Now imitate that in the voice of a 4-year old girl who just started going to school a few months back. My little cousin from thousands of miles away called to chime in one of the countles birthday messages that I heard throughout the day. Even though that call woke me up from my much-needed sleep, it brought this biggest smile on my face! But along with that, there were constant pangs of guilt as I continued my conversation with her.

Family - one of the many aspects of our everyday life that we seem to take for granted. Excuses are plenty - either you don’t have the time, the energy, the state of mind, or whatsoever. And family always understand; its kinda like their duty of course. But the fact is, there’s no such thing as “being busy”. Its actually all about priorities. And that’s where we ALWAYS go wrong.

I talk to this little cousin of mine once in 6 months maybe. Then once a year when I head back to my country, we live in the same house. Every 3 months this little girl awaits the arrival of an aunt/uncle with their kids to come to their house and become their family for a month. My mistake here is, after that one month, I tend to completely disconnect myself from that part of the world. Don’t shake your head in disapproval; we’ve all done something on the same line! This cousin of mine, filled with all her innocence, tells me that she’s waiting for me to come so that I can help her do her nails and play hide-and-seek and dress up! And right now while writing this blog, I feel like a complete jerk. This little girl has obviously done no wrong in her life. But yet I choose to get so distracted and engrossed in my own world, that I cannot spend 2 minutes to pick up the phone, dial her number, and talk to her about whatever it is that little girls want to talk about!

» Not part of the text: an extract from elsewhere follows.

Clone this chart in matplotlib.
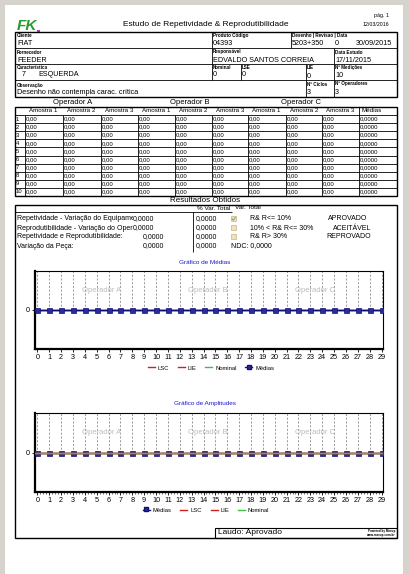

I am fully aware that I have bruised many relations this way. I am dreading the moment my grandmother pops a question about this, because I know then that I probably will not be able to look into those eyes and say “I was busy”. So this time, I am making myself a promise that it is high time I paid more attention to the rest of my family. I think I still have a little cash left from my birthday money. Maybe its time I visited the toy store.